La segunda conclusión con la castañera es la maravillosa facultad que tienen los olores y los sabores de transportarte al pasado. Así que, de repente, en medio de la plaza de San Agustín, me trasladé al pueblo. A aquellas tardes oscuras y eternas de Navidad en el salón de la estufa de mis abuelos. Con una calda de leña que dejaba en templados los agostos de Valencia. Con las castañas crepitando sobre la tapa de la estufa. Saltando cuando se abrían. Aquellas noches de frío gélido en la calle pero el alma caliente, de ir puerta a puerta, casa a casa, con una amalgama de niños de todas las edades cantando villancicos y pidiendo aguinaldo. Volvías con una curiosa mezcla en la bolsa de pesetas, polvorones, avellanas y bombones. Y con las mejillas rojas, más de la alegría que del frío.

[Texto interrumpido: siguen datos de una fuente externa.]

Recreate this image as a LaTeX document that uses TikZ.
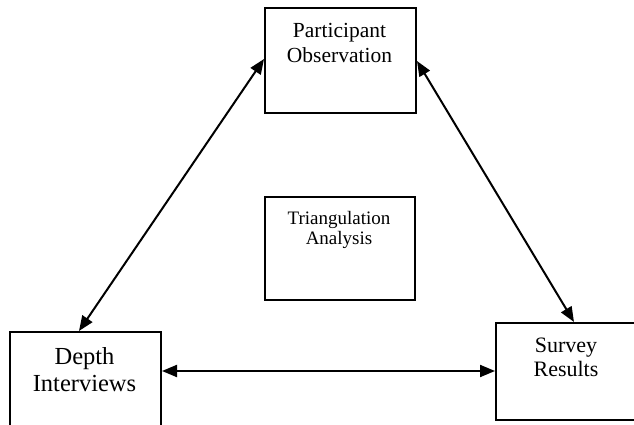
\documentclass[tikz,border=0pt]{standalone}
\usepackage{fontspec}
\setmainfont{Liberation Serif}
\usetikzlibrary{arrows.meta}
\begin{document}
\begin{tikzpicture}[x=1pt,y=1pt,
  box/.style={draw,line width=2pt,rectangle,inner sep=0pt,anchor=north west},
  lbl/.style={anchor=base,inner sep=0pt,align=center},
  conn/.style={line width=2pt,{Triangle[length=15pt,width=12pt]}-{Triangle[length=15pt,width=12pt]}}]
\useasboundingbox (0,0) rectangle (634,425);
\clip (0,0) rectangle (634,425);
\node[box,minimum width=151pt,minimum height=105pt] (po) at (264,418) {};
\node[box,minimum width=150pt,minimum height=103pt] (ta) at (264,229) {};
\node[box,minimum width=151pt,minimum height=130pt] (di) at (9,94) {};
\node[box,minimum width=200pt,minimum height=97pt] (sr) at (495,103) {};
\node[lbl,font=\fontsize{21.5}{25}\selectfont] (t1) at (339.5,387) {Participant};
\node[lbl,font=\fontsize{21.5}{25}\selectfont] (t2) at (339.5,362) {Observation};
\node[lbl,font=\fontsize{19}{22}\selectfont] (t3) at (339,200) {Triangulation};
\node[lbl,font=\fontsize{19}{22}\selectfont] (t4) at (339,180) {Analysis};
\node[lbl,font=\fontsize{24.5}{28}\selectfont] (t5) at (84.5,60) {Depth};
\node[lbl,font=\fontsize{24.5}{28}\selectfont] (t6) at (84.5,33) {Interviews};
\node[lbl,font=\fontsize{22}{25}\selectfont] (t7) at (566,72) {Survey};
\node[lbl,font=\fontsize{22}{25}\selectfont] (t8) at (566,48) {Results};
\draw[conn] ([yshift=1.5pt]po.west) -- ([xshift=-6.5pt]di.north);
\draw[conn] ([yshift=-0.5pt]po.east) -- ([xshift=79pt]sr.north west);
\draw[conn] (di.east |- 0,54) -- (sr.west |- 0,54);
\end{tikzpicture}
\end{document}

Y de la plaza San Agustín viajé también a las aulas de los Agustinos. Al maravilloso colegio de Santo Tomás de Villanueva. Cuántas tardes pelando castañas a hurtadillas bajo las mesas de los pupitres con mi inseparable Jaime. Cuántas risas cada vez que una peladura de castaña acertaba en el cogote de alguno mientras Julián enseñaba Latín o el Padre Antonio bramaba entre Kant y la cueva de Platón. Cuántas confidencias y risas con mi colega del alma sólo pelando unos frutos y compartiendo su contenido. La vida es así de simple y maravillosa.
Así que, sí, me encanta la Navidad. Hay quien dice que es porque aún no he sufrido bastantes pérdidas cercanas en mi vida. Pero vaya que sí, ha ocurrido. La Navidad eran mis abuelos. Y su interminable lista de hermanos que aparecían por aquí y por allá en casas ardientes y calles heladas en Piqueras del Castillo. Al tío Nicolás subiendo raudo la calle Empedrada pese a su bastón. A la tía Marcelina cascando y cascando mientras Lina Morgan y Norma Duval se sucedían en la televisión. A la abuela Felicita sacando ante cada visita una bandeja en la que no cabía ni una peladilla más. Los recuerdos alegran. Las pérdidas entristecen, aunque irremediablemente suceden. Y hasta en cada castaña hay un milagro.